WHAT NEEDS TO BE DONE
Collect all lines from the records below that include the word "with".
>> begin MATERIALS PROVIDED
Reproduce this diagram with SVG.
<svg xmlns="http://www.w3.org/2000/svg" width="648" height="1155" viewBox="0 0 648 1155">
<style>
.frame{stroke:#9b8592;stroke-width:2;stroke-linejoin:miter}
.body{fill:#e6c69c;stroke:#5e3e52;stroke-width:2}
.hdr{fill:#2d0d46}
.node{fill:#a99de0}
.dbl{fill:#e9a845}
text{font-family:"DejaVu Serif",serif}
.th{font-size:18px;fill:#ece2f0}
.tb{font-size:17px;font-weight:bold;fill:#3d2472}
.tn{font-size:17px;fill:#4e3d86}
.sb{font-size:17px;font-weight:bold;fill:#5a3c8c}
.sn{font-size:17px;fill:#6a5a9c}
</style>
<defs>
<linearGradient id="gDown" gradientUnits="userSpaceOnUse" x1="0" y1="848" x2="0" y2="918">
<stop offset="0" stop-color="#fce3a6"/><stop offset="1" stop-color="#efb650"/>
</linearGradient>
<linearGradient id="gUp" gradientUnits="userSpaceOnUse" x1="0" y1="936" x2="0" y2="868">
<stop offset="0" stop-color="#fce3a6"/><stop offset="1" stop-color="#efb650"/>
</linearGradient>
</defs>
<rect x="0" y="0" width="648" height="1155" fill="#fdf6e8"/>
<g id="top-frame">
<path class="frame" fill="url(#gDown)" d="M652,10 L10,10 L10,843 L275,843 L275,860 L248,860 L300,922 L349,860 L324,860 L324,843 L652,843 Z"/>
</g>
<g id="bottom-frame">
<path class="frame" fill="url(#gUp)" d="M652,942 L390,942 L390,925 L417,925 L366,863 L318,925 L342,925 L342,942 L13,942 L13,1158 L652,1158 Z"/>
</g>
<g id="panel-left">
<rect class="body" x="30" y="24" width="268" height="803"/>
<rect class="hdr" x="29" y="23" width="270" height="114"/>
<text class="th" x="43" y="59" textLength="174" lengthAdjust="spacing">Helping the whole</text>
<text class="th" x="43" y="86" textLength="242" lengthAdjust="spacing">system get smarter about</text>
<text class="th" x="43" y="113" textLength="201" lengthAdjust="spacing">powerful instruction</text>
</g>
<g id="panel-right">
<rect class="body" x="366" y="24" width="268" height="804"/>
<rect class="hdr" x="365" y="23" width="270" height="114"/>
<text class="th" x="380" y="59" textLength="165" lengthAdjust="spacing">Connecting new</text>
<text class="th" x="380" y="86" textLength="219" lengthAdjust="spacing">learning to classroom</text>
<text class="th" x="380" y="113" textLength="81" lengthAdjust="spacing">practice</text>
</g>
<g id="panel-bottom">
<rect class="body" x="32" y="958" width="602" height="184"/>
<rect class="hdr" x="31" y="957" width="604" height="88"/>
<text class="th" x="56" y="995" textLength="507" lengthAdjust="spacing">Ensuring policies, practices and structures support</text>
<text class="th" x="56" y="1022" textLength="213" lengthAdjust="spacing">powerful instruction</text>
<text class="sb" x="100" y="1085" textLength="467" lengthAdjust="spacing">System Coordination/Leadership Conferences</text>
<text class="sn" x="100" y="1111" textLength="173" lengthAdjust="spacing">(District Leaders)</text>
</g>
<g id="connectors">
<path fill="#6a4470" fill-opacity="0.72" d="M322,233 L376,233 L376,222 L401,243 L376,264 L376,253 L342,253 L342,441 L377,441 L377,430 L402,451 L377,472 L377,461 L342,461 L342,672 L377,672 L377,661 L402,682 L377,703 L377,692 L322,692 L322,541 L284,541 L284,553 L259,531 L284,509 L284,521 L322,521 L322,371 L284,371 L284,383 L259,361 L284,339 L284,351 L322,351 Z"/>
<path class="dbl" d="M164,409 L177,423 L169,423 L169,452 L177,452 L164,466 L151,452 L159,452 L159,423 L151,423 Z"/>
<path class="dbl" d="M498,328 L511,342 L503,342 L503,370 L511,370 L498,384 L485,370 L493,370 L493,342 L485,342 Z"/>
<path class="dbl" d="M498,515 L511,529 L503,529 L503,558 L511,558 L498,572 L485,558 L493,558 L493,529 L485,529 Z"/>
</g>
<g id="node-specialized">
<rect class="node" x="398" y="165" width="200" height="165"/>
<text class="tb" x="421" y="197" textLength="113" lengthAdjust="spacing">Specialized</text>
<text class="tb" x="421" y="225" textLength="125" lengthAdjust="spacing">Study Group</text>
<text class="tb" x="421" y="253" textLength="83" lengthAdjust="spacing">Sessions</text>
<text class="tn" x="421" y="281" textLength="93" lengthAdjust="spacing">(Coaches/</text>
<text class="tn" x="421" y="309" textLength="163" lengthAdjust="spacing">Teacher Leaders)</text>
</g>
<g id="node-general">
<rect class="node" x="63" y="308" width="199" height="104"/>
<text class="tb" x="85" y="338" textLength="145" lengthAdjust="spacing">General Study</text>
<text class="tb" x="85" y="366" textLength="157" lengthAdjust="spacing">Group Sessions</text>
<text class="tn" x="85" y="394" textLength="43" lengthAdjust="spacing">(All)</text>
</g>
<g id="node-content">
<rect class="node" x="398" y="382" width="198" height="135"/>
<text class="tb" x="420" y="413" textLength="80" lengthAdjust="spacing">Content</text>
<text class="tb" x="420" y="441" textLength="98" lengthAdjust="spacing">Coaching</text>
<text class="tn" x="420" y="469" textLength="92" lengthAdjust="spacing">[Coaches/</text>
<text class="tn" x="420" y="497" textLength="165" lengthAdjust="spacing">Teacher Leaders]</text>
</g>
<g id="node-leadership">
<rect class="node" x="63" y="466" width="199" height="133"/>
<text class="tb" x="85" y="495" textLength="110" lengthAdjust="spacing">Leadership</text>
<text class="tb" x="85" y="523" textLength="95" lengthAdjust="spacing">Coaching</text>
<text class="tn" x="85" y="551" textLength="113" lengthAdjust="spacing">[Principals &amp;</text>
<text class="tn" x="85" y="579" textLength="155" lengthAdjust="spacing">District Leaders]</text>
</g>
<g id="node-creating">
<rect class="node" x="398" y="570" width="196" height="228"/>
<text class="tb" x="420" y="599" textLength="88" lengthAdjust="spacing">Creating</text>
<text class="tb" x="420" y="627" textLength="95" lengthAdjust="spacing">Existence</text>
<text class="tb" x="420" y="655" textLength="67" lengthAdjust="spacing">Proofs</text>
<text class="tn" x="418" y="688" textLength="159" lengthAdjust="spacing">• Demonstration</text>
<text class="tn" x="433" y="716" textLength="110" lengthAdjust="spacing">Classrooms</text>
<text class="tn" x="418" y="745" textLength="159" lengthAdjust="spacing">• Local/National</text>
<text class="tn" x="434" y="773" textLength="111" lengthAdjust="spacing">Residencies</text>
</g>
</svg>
>> end MATERIALS PROVIDED
>> begin MATERIALS PROVIDED
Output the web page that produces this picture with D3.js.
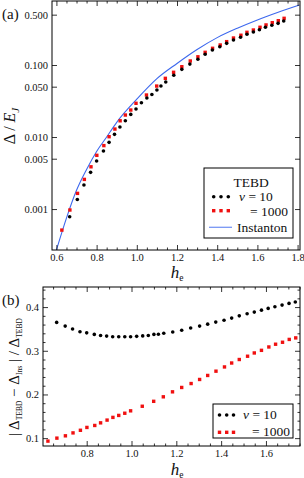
>> end MATERIALS PROVIDED
FINISHED TASK
Reproduce this diagram with SVG.
Output the web page that produces this picture with D3.js.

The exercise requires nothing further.